_Direction_. Gather the lines that hold the string "chart".
### Records for processing
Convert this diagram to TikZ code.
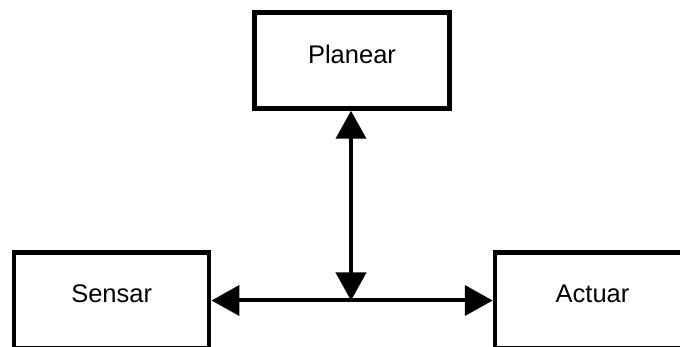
######
### Records for processing
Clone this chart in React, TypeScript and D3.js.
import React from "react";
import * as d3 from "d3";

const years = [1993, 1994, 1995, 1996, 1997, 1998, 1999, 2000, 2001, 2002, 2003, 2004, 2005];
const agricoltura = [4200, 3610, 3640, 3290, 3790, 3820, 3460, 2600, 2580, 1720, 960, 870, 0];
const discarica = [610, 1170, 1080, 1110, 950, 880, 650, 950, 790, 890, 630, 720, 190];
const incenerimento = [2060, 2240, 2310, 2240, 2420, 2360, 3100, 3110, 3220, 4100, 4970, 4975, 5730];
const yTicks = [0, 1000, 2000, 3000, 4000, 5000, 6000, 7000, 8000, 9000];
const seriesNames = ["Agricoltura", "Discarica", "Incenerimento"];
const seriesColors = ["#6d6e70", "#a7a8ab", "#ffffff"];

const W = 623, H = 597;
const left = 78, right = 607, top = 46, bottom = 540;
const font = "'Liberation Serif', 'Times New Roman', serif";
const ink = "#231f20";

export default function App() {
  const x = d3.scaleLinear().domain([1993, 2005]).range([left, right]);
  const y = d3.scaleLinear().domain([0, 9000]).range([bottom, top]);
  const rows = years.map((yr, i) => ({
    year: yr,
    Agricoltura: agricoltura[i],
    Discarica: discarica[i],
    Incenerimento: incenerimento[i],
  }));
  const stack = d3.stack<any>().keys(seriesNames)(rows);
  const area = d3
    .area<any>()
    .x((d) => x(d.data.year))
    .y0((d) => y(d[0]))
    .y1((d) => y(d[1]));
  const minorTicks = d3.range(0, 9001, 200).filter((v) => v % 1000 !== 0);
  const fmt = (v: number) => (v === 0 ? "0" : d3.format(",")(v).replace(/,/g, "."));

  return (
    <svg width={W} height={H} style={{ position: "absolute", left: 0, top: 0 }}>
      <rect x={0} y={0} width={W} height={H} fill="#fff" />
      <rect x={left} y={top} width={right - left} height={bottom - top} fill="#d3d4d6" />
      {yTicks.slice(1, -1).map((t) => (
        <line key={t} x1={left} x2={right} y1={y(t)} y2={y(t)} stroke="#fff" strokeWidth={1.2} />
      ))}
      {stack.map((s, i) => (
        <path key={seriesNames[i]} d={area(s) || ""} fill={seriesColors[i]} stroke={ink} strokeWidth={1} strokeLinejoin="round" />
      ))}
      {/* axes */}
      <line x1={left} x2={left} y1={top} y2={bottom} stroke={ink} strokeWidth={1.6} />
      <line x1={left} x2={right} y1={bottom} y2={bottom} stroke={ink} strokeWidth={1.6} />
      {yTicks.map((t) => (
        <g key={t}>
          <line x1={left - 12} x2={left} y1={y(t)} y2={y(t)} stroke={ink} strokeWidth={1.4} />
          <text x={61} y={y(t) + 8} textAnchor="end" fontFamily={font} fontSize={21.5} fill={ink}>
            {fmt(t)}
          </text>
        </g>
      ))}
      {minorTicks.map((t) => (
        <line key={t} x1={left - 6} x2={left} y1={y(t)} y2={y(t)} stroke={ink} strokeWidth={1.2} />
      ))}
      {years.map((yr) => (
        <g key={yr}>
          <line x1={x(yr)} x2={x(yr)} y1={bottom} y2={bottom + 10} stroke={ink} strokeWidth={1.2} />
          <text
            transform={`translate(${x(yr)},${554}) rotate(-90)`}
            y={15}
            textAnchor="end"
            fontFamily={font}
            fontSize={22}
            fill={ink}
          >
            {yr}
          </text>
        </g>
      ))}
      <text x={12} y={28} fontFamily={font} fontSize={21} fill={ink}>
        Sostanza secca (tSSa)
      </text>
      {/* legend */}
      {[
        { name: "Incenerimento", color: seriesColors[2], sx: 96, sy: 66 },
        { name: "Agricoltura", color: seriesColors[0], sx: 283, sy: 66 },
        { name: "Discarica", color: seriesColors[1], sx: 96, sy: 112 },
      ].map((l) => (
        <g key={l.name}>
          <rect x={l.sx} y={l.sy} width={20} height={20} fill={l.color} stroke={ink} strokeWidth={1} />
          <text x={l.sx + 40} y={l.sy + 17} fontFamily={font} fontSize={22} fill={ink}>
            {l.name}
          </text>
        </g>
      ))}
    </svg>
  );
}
######
### Records for processing
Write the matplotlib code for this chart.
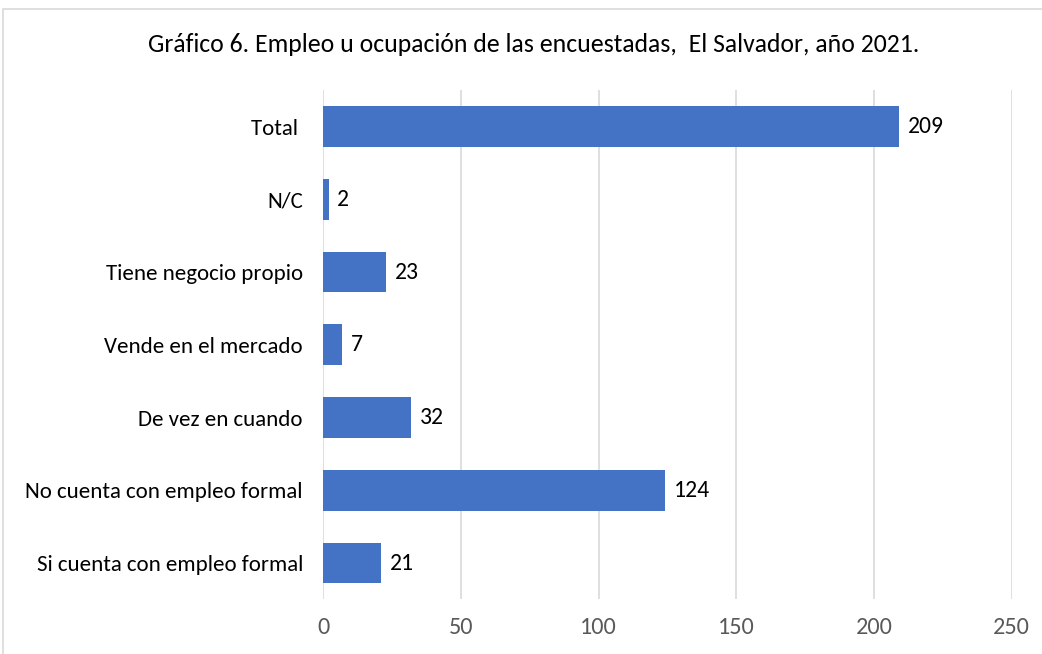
######
_Task result_.
Clone this chart in React, TypeScript and D3.js.
Write the matplotlib code for this chart.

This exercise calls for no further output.